This 2001-D Lincoln cent received a very weak second strike. The image of Lincoln produced by the second strike is vertically oriented in the photo.
Dies are much harder than coin metal and they are applied with many tons of pressure.
In most double strikes, evidence of a first strike is largely or completely erased when a second strike is delivered, provided that there is direct contact between the die face and the coin. The last provision is important, because anything that softens the impact of a die will tend to aid the preservation of first-strike details. This could be an intervening planchet, the thin floor of a die cap or even a thick layer of “grease.”
Even when there is direct die contact, there are times when first-strike details survive the impact to an impressive degree. Such coins are highly prized by collectors because of their rarity and the resulting eye-catching jumble of intermingled design elements.
First-strike elements can resist obliteration through several different mechanisms. One of the most common is the delivery of a weak second strike. The illustrated 2001-D Lincoln cent was double struck in-collar, with an approximate 45 degree clockwise rotation of the coin between strikes.
The first strike was produced under normal striking pressure (approximately 38 tons per square inch). The second strike was delivered with far less force. As a result, all of the first strike remains intact, though slightly flattened here and there. The second strike is far less complete.
The weak second strike could have been caused by insufficient ram pressure (the tonnage delivered to a planchet of normal thickness). A more likely cause is insufficient die approximation (excessive minimum die clearance). During the second strike, something prevented the two dies from approaching each other closely enough to deliver a forceful strike.
Even when a second strike is forcefully delivered, considerable amounts of the first strike can persist under unusual circumstances. In the illustrated 1980-D Lincoln cent, virtually all topographical evidence of the first strike was obliterated. And yet most of the first strike is still visible, but in the form of a surface film afterimage.
Sometimes a planchet arrives in the striking chamber covered by a thin film of grime or oil. In other cases, an oily die can transfer a thin film to a coin with the first strike. In either case, the raised design elements of the first strike are covered by a greasy film. When the coin shifts or rotates, this greasy film preserves the shape of the first strike elements, even though the latter are physically erased.
A surface film afterimage can be pale (as in this example) or dark or can take the form of a dark outline that preserves the shape of the original element. Often a surface film afterimage appears as an area of heightened reflectivity; this will often appear dark, just as the mirror field of a Proof coin will appear dark in photographs.

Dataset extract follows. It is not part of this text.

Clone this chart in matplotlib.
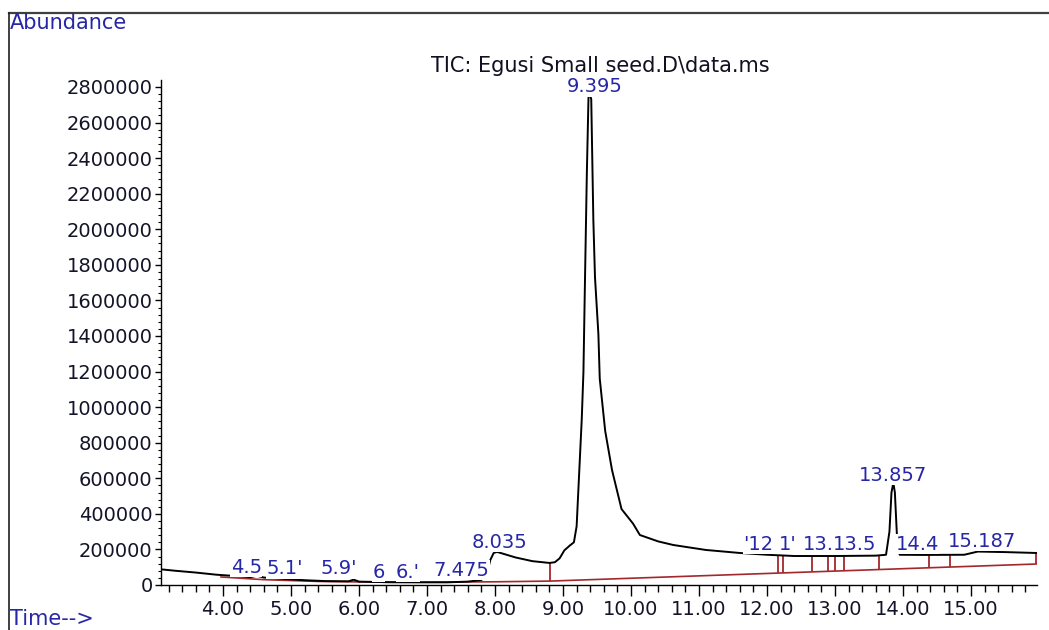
import numpy as np
import matplotlib
matplotlib.use("Agg")
import matplotlib.pyplot as plt
from matplotlib.lines import Line2D
from matplotlib.ticker import MultipleLocator, FixedLocator

# ---- data ----
time_min = [3.09, 3.3, 3.6, 3.9, 4.2, 4.4, 4.5, 4.6, 4.9, 5.2, 5.5, 5.85, 5.92, 6.0,
            6.4, 6.9, 7.3, 7.6, 7.8, 7.88, 7.93, 7.98, 8.03, 8.1, 8.3, 8.55, 8.8,
            8.88, 8.95, 9.02, 9.1, 9.16, 9.2, 9.275, 9.30, 9.32, 9.35, 9.375, 9.395,
            9.415, 9.43, 9.446, 9.47, 9.52, 9.54, 9.62, 9.72, 9.86, 10.03, 10.13,
            10.4, 10.62, 11.1, 11.6, 12.0, 12.4, 13.0, 13.6, 13.75, 13.8, 13.83,
            13.857, 13.88, 13.91, 13.95, 14.3, 14.9, 15.1, 15.5, 15.96]
abundance = [88000, 80000, 70000, 58000, 50000, 44000, 52000, 42000, 34000, 27000,
             22000, 21000, 30000, 19000, 16000, 15000, 15000, 19000, 28000, 60000,
             140000, 180000, 186000, 178000, 155000, 134000, 124000, 128000, 150000,
             195000, 222000, 240000, 330000, 930000, 1195000, 1650000, 2310000,
             2750000, 2760000, 2730000, 2400000, 2050000, 1730000, 1410000, 1160000,
             866000, 647000, 427000, 345000, 281000, 245000, 225000, 197000, 180000,
             170000, 163000, 163000, 165000, 170000, 300000, 520000, 575000, 520000,
             280000, 170000, 169000, 170000, 188000, 185000, 180000]

baseline_time = [3.97, 4.6, 5.4, 6.5, 8.0, 8.81, 15.96]
baseline_abund = [45000, 30000, 20000, 15000, 18000, 22000, 118000]

drop_times = [8.81, 12.16, 12.24, 12.66, 12.90, 13.00, 13.13, 13.65, 14.38, 14.69, 15.96]
drop_tops = [124000, 163000, 163000, 163000, 163000, 163000, 163000, 163000, 169000, 169000, 180000]

peak_labels = ["4.5", "5.1'", "5.9'", "6", "6.'", "7.475", "8.035", "9.395",
               "'12", "1'", "13.", "13.5", "13.857", "14.4", "15.187"]
label_time = [4.34, 4.91, 5.70, 6.29, 6.72, 7.51, 8.07, 9.46,
              11.87, 12.31, 12.75, 13.29, 13.85, 14.21, 15.16]
label_abund = [100000, 90000, 90000, 72000, 72000, 84000, 240000, 2800000,
               230000, 230000, 230000, 230000, 618000, 230000, 245000]

x_major = [4, 5, 6, 7, 8, 9, 10, 11, 12, 13, 14, 15]
x_labels = ["4.00", "5.00", "6.00", "7.00", "8.00", "9.00", "10.00", "11.00",
            "12.00", "13.00", "14.00", "15.00"]
y_major = [0, 200000, 400000, 600000, 800000, 1000000, 1200000, 1400000,
           1600000, 1800000, 2000000, 2200000, 2400000, 2600000, 2800000]
y_labels = [str(v) for v in y_major]

# ---- figure ----
W, H = 1049, 630
fig = plt.figure(figsize=(W / 100, H / 100), dpi=100)
plt.rcParams['font.family'] = ['DejaVu Sans']

ax = fig.add_axes([161 / W, 1 - 585 / H, (1037 - 161) / W, (585 - 80) / H])
ax.set_xlim(3.088, 15.97)
ax.set_ylim(0, 2839000)

blue = "#2626a6"
red = "#a3282c"
tick_col = "#141428"

ax.plot(time_min, abundance, color="black", lw=1.4, zorder=3)
ax.plot(baseline_time, baseline_abund, color=red, lw=1.2, zorder=2)
drop_bottoms = np.interp(drop_times, baseline_time, baseline_abund)
ax.vlines(drop_times, drop_bottoms, drop_tops, color=red, lw=1.3, zorder=2)

for s, t, a in zip(peak_labels, label_time, label_abund):
    ax.text(t, a, s, color=blue, fontsize=14, ha="center", va="center", zorder=5,
            bbox=dict(facecolor="white", edgecolor="none", pad=0.3))

for sp in ["top", "right"]:
    ax.spines[sp].set_visible(False)
ax.spines["left"].set_linewidth(1.0)
ax.spines["bottom"].set_linewidth(1.0)

ax.xaxis.set_major_locator(FixedLocator(x_major))
ax.set_xticklabels(x_labels)
ax.xaxis.set_minor_locator(MultipleLocator(0.2))
ax.yaxis.set_major_locator(FixedLocator(y_major))
ax.set_yticklabels(y_labels)
ax.yaxis.set_minor_locator(MultipleLocator(40000))

ax.tick_params(axis="x", which="major", length=8, width=1.0, pad=3,
               labelsize=14, labelcolor=tick_col, color="black")
ax.tick_params(axis="x", which="minor", length=5, width=1.0, color="black")
ax.tick_params(axis="y", which="major", length=4, width=1.0, pad=2,
               labelsize=14, labelcolor=tick_col, color="black")
ax.tick_params(axis="y", which="minor", length=2.5, width=0.8, color="black")

# title and frame texts
fig.text(600 / W, 1 - 66 / H, "TIC: Egusi Small seed.D\\data.ms", ha="center",
         va="center", fontsize=15, color="#101020")
fig.text(10 / W, 1 - 23 / H, "Abundance", ha="left", va="center", fontsize=15, color=blue)
fig.text(10 / W, 1 - 619 / H, "Time-->", ha="left", va="center", fontsize=15, color=blue)

# outer frame lines (top and left)
fig.add_artist(Line2D([9 / W, 1.0], [1 - 13 / H, 1 - 13 / H], transform=fig.transFigure,
                      color="#404040", lw=1.6))
fig.add_artist(Line2D([9 / W, 9 / W], [1 - 13 / H, 0.0], transform=fig.transFigure,
                      color="#202020", lw=1.2))

fig.savefig("out.png", dpi=100)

The illustrated 1999-D Jefferson 5-cent coin shows a strong, off-center second strike that is die-struck on both faces. Surprisingly, the word pluribus has resisted obliteration. The outline of each letter is preserved by an unusual coarsening of the surrounding field. While metal crystallites usually fuse under compressive or bending stresses (producing a matte texture), seldom does this occur to any great extent at the margins of design elements. But here, the compression of the first-strike letters and the surrounding metal generated this coarsened, slightly recessed surface. The obverse face does not show this effect.
On rare occasions, copper-plated zinc cents develop a split plating afterimage as seen on this undated cent with a flipover double strike. The copper plating split at the margins of the letters erica when the die crushed them on the second strike. The second strike on this coin was particularly strong, as this is also a uniface strike (struck against a planchet on the opposite face). However, most uniface second strikes do not show a split plating afterimage on the die-struck face.